Short problem -> Every line below is to be copied exactly, with the pictures left out.

◆ ◆ ◆ ◆

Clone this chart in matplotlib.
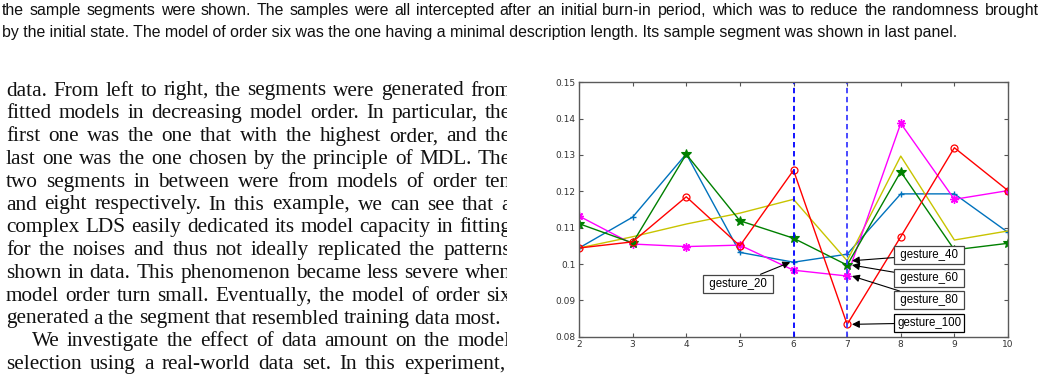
import matplotlib
matplotlib.use("Agg")
import matplotlib.pyplot as plt
from matplotlib.ticker import FormatStrFormatter
from matplotlib.transforms import Bbox, TransformedBbox


# data
orders = [2, 3, 4, 5, 6, 7, 8, 9, 10]
gesture_20 = [0.1044, 0.1129, 0.1303, 0.1032, 0.1005, 0.1027, 0.1193, 0.1193, 0.1087]
gesture_40 = [0.1044, 0.1075, 0.1110, 0.1140, 0.1178, 0.1009, 0.1297, 0.1066, 0.1091]
gesture_60 = [0.1111, 0.1058, 0.1302, 0.1119, 0.1071, 0.0997, 0.1254, 0.1039, 0.1057]
gesture_80 = [0.1132, 0.1055, 0.1048, 0.1052, 0.0983, 0.0967, 0.1387, 0.1178, 0.1202]
gesture_100 = [0.1044, 0.1061, 0.1185, 0.1050, 0.1258, 0.0834, 0.1075, 0.1320, 0.1202]
mdl_orders = [6, 7]
yticks = [0.08, 0.09, 0.10, 0.11, 0.12, 0.13, 0.14, 0.15]

caption = [
    "the sample segments were shown. The samples were all intercepted after an initial burn-in period, which was to reduce the randomness brought",
    "by the initial state. The model of order six was the one having a minimal description length. Its sample segment was shown in last panel.",
]
body = [
    "data. From left to right, the segments were generated from",
    "fitted models in decreasing model order. In particular, the",
    "first one was the one that with the highest order, and the",
    "last one was the one chosen by the principle of MDL. The",
    "two segments in between were from models of order ten",
    "and eight respectively. In this example, we can see that a",
    "complex LDS easily dedicated its model capacity in fitting",
    "for the noises and thus not ideally replicated the patterns",
    "shown in data. This phenomenon became less severe when",
    "model order turn small. Eventually, the model of order six",
    "generated a the segment that resembled training data most.",
    "We investigate the effect of data amount on the model",
    "selection using a real-world data set. In this experiment,",
]

W, H = 1044, 377


def px(x, y):
    return x / W, 1 - y / H


def put_line(fig, renderer, text, x0, x1, y, justify=True, clip_x=None, **kw):
    if not justify:
        objs = [fig.text(*px(x0, y), text, ha="left", va="baseline", **kw)]
    else:
        words = text.split()
        objs = [fig.text(0, 0, w, ha="left", va="baseline", **kw) for w in words]
        widths = [o.get_window_extent(renderer).width for o in objs]
        gap = (x1 - x0 - sum(widths)) / (len(words) - 1)
        x = x0
        for o, w in zip(objs, widths):
            o.set_position(px(x, y))
            x += w + gap
    if clip_x is not None:
        box = TransformedBbox(Bbox([[0, 0], [clip_x / W, 1]]), fig.transFigure)
        for o in objs:
            o.set_clip_box(box)
            o.set_clip_on(True)


def main():
    fig = plt.figure(figsize=(W / 100, H / 100), dpi=100)
    renderer = fig.canvas.get_renderer()

    # caption at the top
    cap_kw = dict(family=["Liberation Sans", "DejaVu Sans"], fontsize=11.45, color="#111111")
    put_line(fig, renderer, caption[0], 2, 1039, 15, **cap_kw)
    put_line(fig, renderer, caption[1], 2, 0, 36.5, justify=False, **cap_kw)

    # body text on the left, clipped at the right edge
    body_kw = dict(family=["Liberation Serif", "DejaVu Serif"], fontsize=15.3, color="#111111")
    for i, line in enumerate(body):
        y = 95.5 + 22.8 * i
        x0 = 31.7 if i == 11 else 6
        x1 = {10: 501, 12: 505}.get(i, 511)
        put_line(fig, renderer, line, x0, x1, y, clip_x=507, **body_kw)

    # chart
    ax = fig.add_axes([579 / W, (H - 336.7) / H, 429 / W, 254.4 / H])
    lw = 1.0
    ax.plot(orders, gesture_20, color="#0072BD", lw=lw, marker="+", ms=5, mew=1)
    ax.plot(orders, gesture_40, color="#C8C400", lw=lw)
    ax.plot(orders, gesture_80, color="#FF00FF", lw=lw, marker=(8, 2, 0), ms=6, mew=1)
    ax.plot(orders, gesture_60, color="#008000", lw=lw, marker="*", ms=7, mew=0.8)
    ax.plot(orders, gesture_100, color="#FF0000", lw=lw, marker="o", ms=5, mfc="none", mew=0.9)

    ax.axvline(mdl_orders[0], color="#0000FF", lw=1.3, ls="--", dashes=(3, 2))
    ax.axvline(mdl_orders[1], color="#3C3CFF", lw=1.3, ls="--", dashes=(3, 2))

    ax.set_xlim(orders[0], orders[-1])
    ax.set_ylim(yticks[0], yticks[-1])
    ax.set_xticks(orders)
    ax.set_yticks(yticks)
    ax.yaxis.set_major_formatter(FormatStrFormatter("%g"))
    ax.tick_params(direction="in", length=2.8, width=0.8, labelsize=6.5,
                   colors="#555555", labelcolor="#333333", pad=2.5,
                   top=True, right=True)
    for s in ax.spines.values():
        s.set_color("#5a5a5a")
        s.set_linewidth(1.0)

    # text arrows
    box_kw = dict(boxstyle="square,pad=0.25", fc="white", lw=0.9)
    arrow_kw = dict(arrowstyle="-|>", color="k", lw=0.8, shrinkA=0, shrinkB=0,
                    mutation_scale=11)
    notes = [
        (" gesture_20 ", (orders[4] - 0.06, gesture_20[4]), (4.957, 0.0946), "#444444"),
        (" gesture_40 ", (orders[5] + 0.09, gesture_40[5]), (8.53, 0.1025), "#444444"),
        (" gesture_60 ", (orders[5] + 0.09, gesture_60[5]), (8.53, 0.0961), "#444444"),
        (" gesture_80 ", (orders[5] + 0.09, gesture_80[5]), (8.53, 0.0900), "#444444"),
        ("gesture_100", (orders[5] + 0.09, gesture_100[5]), (8.53, 0.0838), "#000000"),
    ]
    for label, tip, pos, ec in notes:
        ax.annotate(label, xy=tip, xytext=pos, ha="center", va="center",
                    fontsize=8.3, family=["Liberation Sans", "DejaVu Sans"],
                    bbox=dict(ec=ec, **box_kw), arrowprops=arrow_kw)

    fig.savefig("out.png", dpi=100)
    plt.close(fig)


if __name__ == "__main__":
    main()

◆ ◆ ◆ ◆

Expected answer ->
Clone this chart in matplotlib.
import matplotlib
matplotlib.use("Agg")
import matplotlib.pyplot as plt
from matplotlib.ticker import FormatStrFormatter
from matplotlib.transforms import Bbox, TransformedBbox


# data
orders = [2, 3, 4, 5, 6, 7, 8, 9, 10]
gesture_20 = [0.1044, 0.1129, 0.1303, 0.1032, 0.1005, 0.1027, 0.1193, 0.1193, 0.1087]
gesture_40 = [0.1044, 0.1075, 0.1110, 0.1140, 0.1178, 0.1009, 0.1297, 0.1066, 0.1091]
gesture_60 = [0.1111, 0.1058, 0.1302, 0.1119, 0.1071, 0.0997, 0.1254, 0.1039, 0.1057]
gesture_80 = [0.1132, 0.1055, 0.1048, 0.1052, 0.0983, 0.0967, 0.1387, 0.1178, 0.1202]
gesture_100 = [0.1044, 0.1061, 0.1185, 0.1050, 0.1258, 0.0834, 0.1075, 0.1320, 0.1202]
mdl_orders = [6, 7]
yticks = [0.08, 0.09, 0.10, 0.11, 0.12, 0.13, 0.14, 0.15]

caption = [
    "the sample segments were shown. The samples were all intercepted after an initial burn-in period, which was to reduce the randomness brought",
    "by the initial state. The model of order six was the one having a minimal description length. Its sample segment was shown in last panel.",
]
body = [
    "data. From left to right, the segments were generated from",
    "fitted models in decreasing model order. In particular, the",
    "first one was the one that with the highest order, and the",
    "last one was the one chosen by the principle of MDL. The",
    "two segments in between were from models of order ten",
    "and eight respectively. In this example, we can see that a",
    "complex LDS easily dedicated its model capacity in fitting",
    "for the noises and thus not ideally replicated the patterns",
    "shown in data. This phenomenon became less severe when",
    "model order turn small. Eventually, the model of order six",
    "generated a the segment that resembled training data most.",
    "We investigate the effect of data amount on the model",
    "selection using a real-world data set. In this experiment,",
]

W, H = 1044, 377


def px(x, y):
    return x / W, 1 - y / H


def put_line(fig, renderer, text, x0, x1, y, justify=True, clip_x=None, **kw):
    if not justify:
        objs = [fig.text(*px(x0, y), text, ha="left", va="baseline", **kw)]
    else:
        words = text.split()
        objs = [fig.text(0, 0, w, ha="left", va="baseline", **kw) for w in words]
        widths = [o.get_window_extent(renderer).width for o in objs]
        gap = (x1 - x0 - sum(widths)) / (len(words) - 1)
        x = x0
        for o, w in zip(objs, widths):
            o.set_position(px(x, y))
            x += w + gap
    if clip_x is not None:
        box = TransformedBbox(Bbox([[0, 0], [clip_x / W, 1]]), fig.transFigure)
        for o in objs:
            o.set_clip_box(box)
            o.set_clip_on(True)


def main():
    fig = plt.figure(figsize=(W / 100, H / 100), dpi=100)
    renderer = fig.canvas.get_renderer()

    # caption at the top
    cap_kw = dict(family=["Liberation Sans", "DejaVu Sans"], fontsize=11.45, color="#111111")
    put_line(fig, renderer, caption[0], 2, 1039, 15, **cap_kw)
    put_line(fig, renderer, caption[1], 2, 0, 36.5, justify=False, **cap_kw)

    # body text on the left, clipped at the right edge
    body_kw = dict(family=["Liberation Serif", "DejaVu Serif"], fontsize=15.3, color="#111111")
    for i, line in enumerate(body):
        y = 95.5 + 22.8 * i
        x0 = 31.7 if i == 11 else 6
        x1 = {10: 501, 12: 505}.get(i, 511)
        put_line(fig, renderer, line, x0, x1, y, clip_x=507, **body_kw)

    # chart
    ax = fig.add_axes([579 / W, (H - 336.7) / H, 429 / W, 254.4 / H])
    lw = 1.0
    ax.plot(orders, gesture_20, color="#0072BD", lw=lw, marker="+", ms=5, mew=1)
    ax.plot(orders, gesture_40, color="#C8C400", lw=lw)
    ax.plot(orders, gesture_80, color="#FF00FF", lw=lw, marker=(8, 2, 0), ms=6, mew=1)
    ax.plot(orders, gesture_60, color="#008000", lw=lw, marker="*", ms=7, mew=0.8)
    ax.plot(orders, gesture_100, color="#FF0000", lw=lw, marker="o", ms=5, mfc="none", mew=0.9)

    ax.axvline(mdl_orders[0], color="#0000FF", lw=1.3, ls="--", dashes=(3, 2))
    ax.axvline(mdl_orders[1], color="#3C3CFF", lw=1.3, ls="--", dashes=(3, 2))

    ax.set_xlim(orders[0], orders[-1])
    ax.set_ylim(yticks[0], yticks[-1])
    ax.set_xticks(orders)
    ax.set_yticks(yticks)
    ax.yaxis.set_major_formatter(FormatStrFormatter("%g"))
    ax.tick_params(direction="in", length=2.8, width=0.8, labelsize=6.5,
                   colors="#555555", labelcolor="#333333", pad=2.5,
                   top=True, right=True)
    for s in ax.spines.values():
        s.set_color("#5a5a5a")
        s.set_linewidth(1.0)

    # text arrows
    box_kw = dict(boxstyle="square,pad=0.25", fc="white", lw=0.9)
    arrow_kw = dict(arrowstyle="-|>", color="k", lw=0.8, shrinkA=0, shrinkB=0,
                    mutation_scale=11)
    notes = [
        (" gesture_20 ", (orders[4] - 0.06, gesture_20[4]), (4.957, 0.0946), "#444444"),
        (" gesture_40 ", (orders[5] + 0.09, gesture_40[5]), (8.53, 0.1025), "#444444"),
        (" gesture_60 ", (orders[5] + 0.09, gesture_60[5]), (8.53, 0.0961), "#444444"),
        (" gesture_80 ", (orders[5] + 0.09, gesture_80[5]), (8.53, 0.0900), "#444444"),
        ("gesture_100", (orders[5] + 0.09, gesture_100[5]), (8.53, 0.0838), "#000000"),
    ]
    for label, tip, pos, ec in notes:
        ax.annotate(label, xy=tip, xytext=pos, ha="center", va="center",
                    fontsize=8.3, family=["Liberation Sans", "DejaVu Sans"],
                    bbox=dict(ec=ec, **box_kw), arrowprops=arrow_kw)

    fig.savefig("out.png", dpi=100)
    plt.close(fig)


if __name__ == "__main__":
    main()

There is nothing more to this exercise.